Серия волжских этюдов и картин послужила основой настоящей известности Левитана. О нем говорят, его любят, ему живется хорошо. Он близко сходится с семьей Чехова, дружит с Антоном Павловичем, таким же тонким русским поэтом, как и он сам. Левитан неустанно работает над собой, своим образованием, развитием.
Его ум, склонный к созерцанию живущего в мире, помогает ему отыскивать верные пути к познанию сложной жизни природы.
Мои симпатии к чудесному художнику были давние: с первых дней знакомства я любовался живым, ярким талантом его, отвечавшим мне некоторым сходством понимания смысла нашей русской природы. Мы оба по своей натуре были лирики, мы оба любили видеть природу умиротворенной;
конечно, это не значило, что я не видел и не ценил в творчестве Левитана иных мотивов, более или менее драматических, или его романтики ("Над вечным покоем"). Я любил его "Омут", как нечто пережитое автором и воплощенное в реальные формы драматического ландшафта. Любил и популярную Владимирку, равноценную по замыслу и по совершенству исполнения.
"Владимирка" может быть смело названа русским историческим пейзажем, коих в нашем искусстве немного.
Со времен стародавних, не одну сотню лет, до самого того времени, как от Москвы до Нижнего Новгорода
прошла "чугунка", - по Владимирке гнали этапом ссыльных, как политических, так и уголовных. Народ наш жалостно называл их "несчастненькими" и охотно по пути их следования подавал им милостыню, как деньгами, так и "натурой".
В Нижнем ссыльных сажали на особые баржи, покрашенные в хмурый желтый цвет. Баржи брал на буксир такой же хмурый, с белой каймой на черной трубе пароход. То были пароходы пермяков Колчиных. Вот такой пароход не спеша и тащил свой груз - сперва по Волге, потом Камой до самой Перми, а там дальше партия следовала через Урал то водой, то пешой, до самих далеких и суровых окраин Сибири.

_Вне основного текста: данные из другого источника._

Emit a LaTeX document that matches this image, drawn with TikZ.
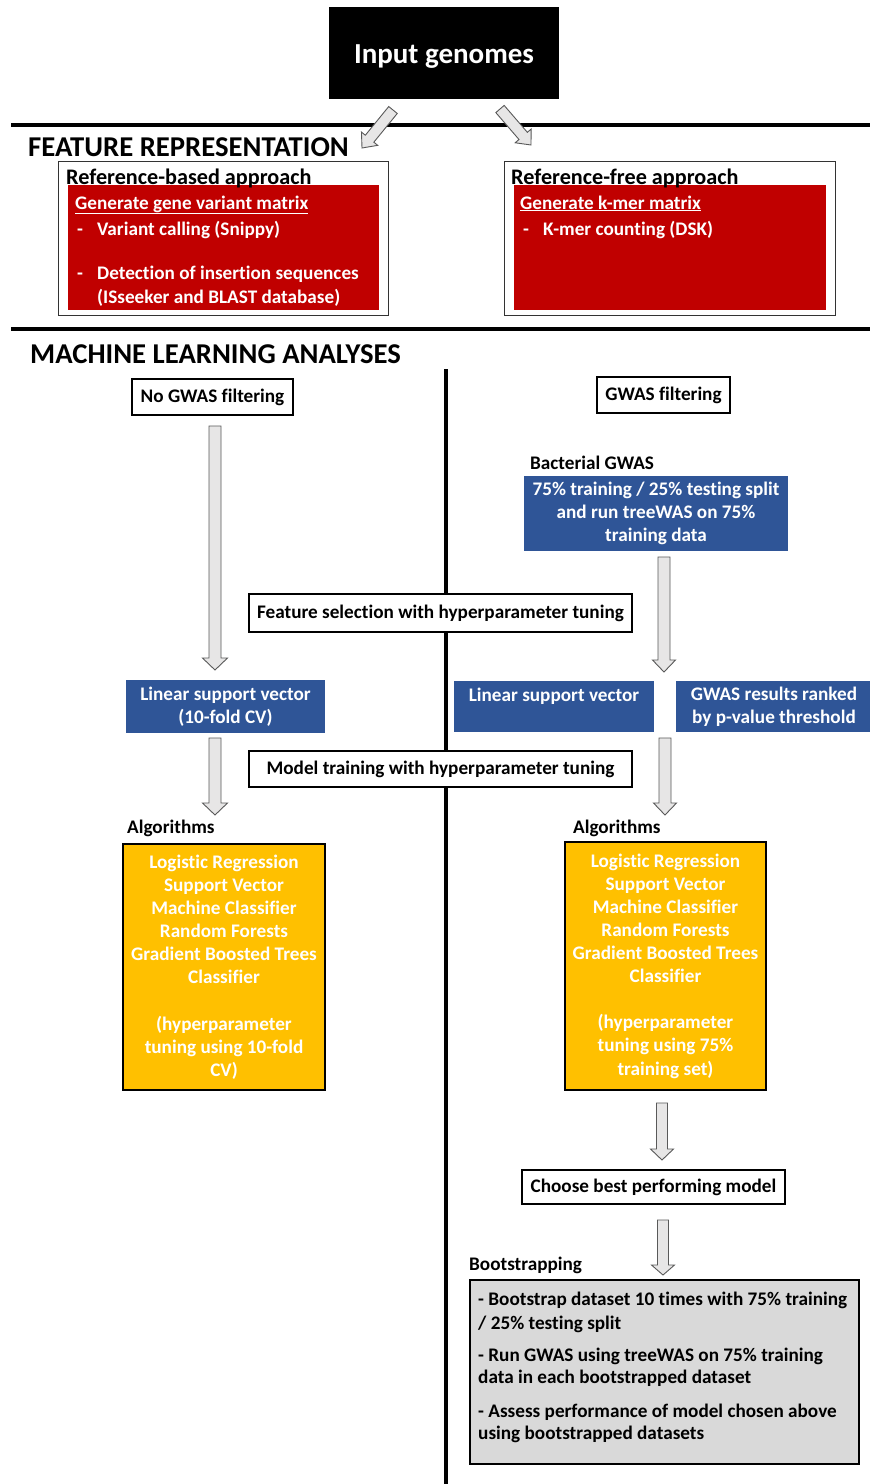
\documentclass[tikz,border=0pt]{standalone}
\usepackage{fontspec}
\setmainfont{Carlito}[Ligatures={NoCommon}]
\usetikzlibrary{calc}
\definecolor{cred}{HTML}{C00000}
\definecolor{cblue}{HTML}{2F5597}
\definecolor{corange}{HTML}{FFC000}
\definecolor{cgraybox}{HTML}{D9D9D9}
\definecolor{carrfill}{HTML}{E7E6E6}
\definecolor{carrline}{HTML}{595959}
\newcommand\fbody{\fontsize{19.2}{23.1}\selectfont\bfseries}
\newcommand\fhead{\fontsize{28.7}{32}\selectfont\bfseries}
\newcommand\fsub{\fontsize{22.2}{26}\selectfont\bfseries}
\newcommand\ftitle{\fontsize{29}{33}\selectfont\bfseries}
\newcommand\fatarrow[5]{%
 \coordinate (hb) at ($(#2)!#5pt!(#1)$);
 \draw[fatarr] ($(#1)!#3pt!90:(#2)$) -- ($(hb)!#3pt!90:(#2)$) -- ($(hb)!#4pt!90:(#2)$) -- (#2)
   -- ($(hb)!#4pt!-90:(#2)$) -- ($(hb)!#3pt!-90:(#2)$) -- ($(#1)!#3pt!-90:(#2)$) -- cycle;}
\tikzset{
 wbox/.style={draw=black, line width=1.8pt, fill=white, inner sep=0pt, align=center, font=\fbody},
 bbox/.style={fill=cblue, text=white, inner sep=0pt, align=center, font=\fbody},
 obox/.style={fill=corange, draw=black, line width=1.8pt, text=white, inner sep=0pt, align=center, font=\fbody},
 lbl/.style={anchor=base west, inner sep=0pt, font=\fbody},
 wlbl/.style={lbl, text=white},
 fatarr/.style={fill=carrfill, draw=carrline, line width=0.9pt, line join=miter},
 rulebar/.style={line width=4.5pt},
 outerbox/.style={draw=black!80, line width=1pt, fill=white, inner sep=0pt},
 redbox/.style={fill=cred, inner sep=0pt},
}
\begin{document}
\begin{tikzpicture}[x=1pt,y=-1pt]
\useasboundingbox[fill=white] (0,0) rectangle (870,1484);

% title
\node[fill=black, minimum width=230, minimum height=92, inner sep=0pt] (input) at (444,53) {};
\node[text=white, font=\ftitle, inner sep=0pt] (inputtxt) at (444,56.5) {Input genomes};

% rules
\coordinate (r1a) at (11,125); \coordinate (r1b) at (870,125);
\coordinate (r2a) at (11,329); \coordinate (r2b) at (870,329);
\draw[rulebar] (r1a) -- (r1b);
\draw[rulebar] (r2a) -- (r2b);

% diagonal arrows
\coordinate (d1s) at (393,110); \coordinate (d1t) at (362,148);
\coordinate (d2s) at (500,109); \coordinate (d2t) at (531,145);
\fatarrow{d1s}{d1t}{5.5}{10.5}{12}
\fatarrow{d2s}{d2t}{5.5}{10.5}{12}

\node[lbl, font=\fhead] (feat) at (28,156) {FEATURE REPRESENTATION};

% feature boxes
\node[outerbox, minimum width=330, minimum height=154] (refb) at (223,238) {};
\node[redbox, minimum width=311, minimum height=125] (refbred) at (223.5,247.5) {};
\node[lbl, font=\fsub] (refbt) at (66,184) {Reference-based approach};
\node[wlbl] (g1) at (75,209) {\underline{Generate gene variant matrix}};
\node[wlbl] (g1d1) at (77,235) {-};
\node[wlbl] (g1a) at (97,235) {Variant calling (Snippy)};
\node[wlbl] (g1d2) at (77,279) {-};
\node[wlbl] (g1b) at (97,279) {Detection of insertion sequences};
\node[wlbl] (g1c) at (97,303) {(ISseeker and BLAST database)};

\node[outerbox, minimum width=331, minimum height=154] (reff) at (669.5,238) {};
\node[redbox, minimum width=312, minimum height=125] (reffred) at (670,247.5) {};
\node[lbl, font=\fsub] (refft) at (511,184) {Reference-free approach};
\node[wlbl] (g2) at (520,209) {\underline{Generate k-mer matrix}};
\node[wlbl] (g2d1) at (523,235) {-};
\node[wlbl] (g2a) at (543,235) {K-mer counting (DSK)};

\node[lbl, font=\fhead] (ml) at (30,363) {MACHINE LEARNING ANALYSES};

% separator
\coordinate (vs) at (446,369); \coordinate (ve) at (446,1484);
\draw[line width=3.5pt] (vs) -- (ve);

% columns
\node[wbox, minimum width=161, minimum height=36] (nogwas) at (212.5,397) {No GWAS filtering};
\node[wbox, minimum width=133, minimum height=36] (gwas) at (663.5,395) {GWAS filtering};

\node[lbl] (bact) at (530,469) {Bacterial GWAS};
\node[bbox, minimum width=264, minimum height=75] (split) at (656,513.5) {75\% training / 25\% testing split\\and run treeWAS on 75\%\\training data};

\node[wbox, minimum width=383, minimum height=38] (featsel) at (440.5,613) {Feature selection with hyperparameter tuning};

\node[bbox, minimum width=199, minimum height=53] (lsv1) at (225.5,706.5) {Linear support vector\\(10-fold CV)};
\node[bbox, minimum width=200, minimum height=51] (lsv2) at (554,706.5) {Linear support vector\\\mbox{}};
\node[bbox, minimum width=196, minimum height=51] (rank) at (774,706.5) {GWAS results ranked\\by p-value threshold};

\node[wbox, minimum width=383, minimum height=36] (modtr) at (440.5,769) {Model training with hyperparameter tuning};

\node[lbl] (alg1) at (127,833) {Algorithms};
\node[lbl] (alg2) at (573,833) {Algorithms};

\node[obox, minimum width=202, minimum height=246] (algs1) at (224,967) {Logistic Regression\\Support Vector\\Machine Classifier\\Random Forests\\Gradient Boosted Trees\\Classifier\\[23.1pt](hyperparameter\\tuning using 10-fold\\CV)};
\node[obox, minimum width=201, minimum height=248] (algs2) at (665.5,966) {Logistic Regression\\Support Vector\\Machine Classifier\\Random Forests\\Gradient Boosted Trees\\Classifier\\[23.1pt](hyperparameter\\tuning using 75\%\\training set)};

\node[wbox, minimum width=263, minimum height=34] (best) at (653.5,1187) {Choose best performing model};

\node[lbl] (boot) at (469,1270) {Bootstrapping};
\node[draw=black, line width=1.8pt, fill=cgraybox, minimum width=389, minimum height=184, inner sep=0pt] (bootbox) at (664.5,1372) {};
\node[lbl] (bt1) at (478,1305) {- Bootstrap dataset 10 times with 75\% training};
\node[lbl] (bt2) at (478,1329) {/ 25\% testing split};
\node[lbl] (bt3) at (478,1361) {- Run GWAS using treeWAS on 75\% training};
\node[lbl] (bt4) at (478,1383) {data in each bootstrapped dataset};
\node[lbl] (bt5) at (478,1417) {- Assess performance of model chosen above};
\node[lbl] (bt6) at (478,1439) {using bootstrapped datasets};

% vertical block arrows
\coordinate (a1s) at (215,426); \coordinate (a1t) at (215,670);
\coordinate (a2s) at (664,557); \coordinate (a2t) at (664,672);
\coordinate (a3s) at (215,738); \coordinate (a3t) at (215,815);
\coordinate (a4s) at (665,738); \coordinate (a4t) at (665,815);
\coordinate (a5s) at (662,1103); \coordinate (a5t) at (662,1160);
\coordinate (a6s) at (663,1220); \coordinate (a6t) at (663,1275);
\fatarrow{a1s}{a1t}{6}{12.5}{12}
\fatarrow{a2s}{a2t}{6}{11.5}{12}
\fatarrow{a3s}{a3t}{6}{12.5}{12}
\fatarrow{a4s}{a4t}{6}{11.5}{12}
\fatarrow{a5s}{a5t}{5.5}{11.5}{11}
\fatarrow{a6s}{a6t}{5.5}{11.5}{10}
\end{tikzpicture}
\end{document}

Бывало - лет шестьдесят тому назад и поболе, - по пути из Уфы до Нижнего встретишь не один такой пароход с белой каймой на трубе, с железом обитой баржей— и не раз сожмется сердце, глядя на медленно и неуклонно "бегущие" колчинские пароходы с их человеческим грузом "несчастненьких", жадно выглядывавших через железные решетки небольших окон баржи на волю, на широкую Волгу, на суровую Каму, на яркое солнце днем, на мириады звезд ночью...
В левитановской "Владимирке" сочеталась историческая правда с совершенным исполнением - и картина эта останется одной из самых зрелых, им написанных.
Годы шли. Росла известность Левитана, росла любовь к нему общества. Левитан уже передвижник, хотя и признанный, но не любимый, как и мы, его сверстники, Константин Коровин, Серов и я. Мы - пасынки передвижников.
Как это случилось, что я и Левитан, которые в ранние годы были почитателями передвижников, позднее очутились у них в пасынках?
Несомненно, мы стали тяготеть к новому движению, кое воплотилось в "Мире искусства" с Сергеем Дягилевым и Александром Бенуа во главе.
Среди передвижников к тому времени остались нам близкими Суриков, Виктор Васнецов и Репин, да кое-кто из сверстников.
В те годы каждое появление картины Левитана было его торжеством. Вокруг него создалась целая школа "маленьких Левитанов". Счастье становилось на его сторону, ибо он был признанный мастер. Имел удобную, с верхним светом мастерскую, построенную одним из Морозовых для себя и уступленную Левитану.
В этой мастерской были написаны почти все лучшие картины художника, потом составившие его славу. В этой мастерской одно лишь огорчало Исаака Ильича - его картины, попадая в случайные, часто худшие условия выставочных зал, в них проигрывали, и невольно вспоминался спартанец Суриков, написавший своих "Стрельцов", по словам Стасова, "под диваном".
Перед нами Левитан, признанный, любимый. С него пишет прекрасный, очень похожий портрет Серов, лепит тогда еще молодой скульптор Трубецкой статуэтку, и все же Левитана надо назвать "удачливым неудачником".
Что тому причиной? Его ли темперамент, романтическая натура или что еще, но художник достиг вершины славы именно в тот час, когда незаметно подкралась к нему тяжелая болезнь (аневризм сердца).
Известный тогда врач профессор Остроумов не скрыл от Исаака Ильича опасности для его жизни. И потянулись дни, месяцы в постоянной тревоге, переходы от надежды к отчаянью.
"Как мало ценят - как мало дорожат вещами Левитана. Ведь это же стыдно. Это такой огромный, самобытный, оригинальный талант. Это что-то такое свежее и сильное, что должно было бы переворот сделать. Да, рано, рано умер Левитан..." (Чехов А.П.)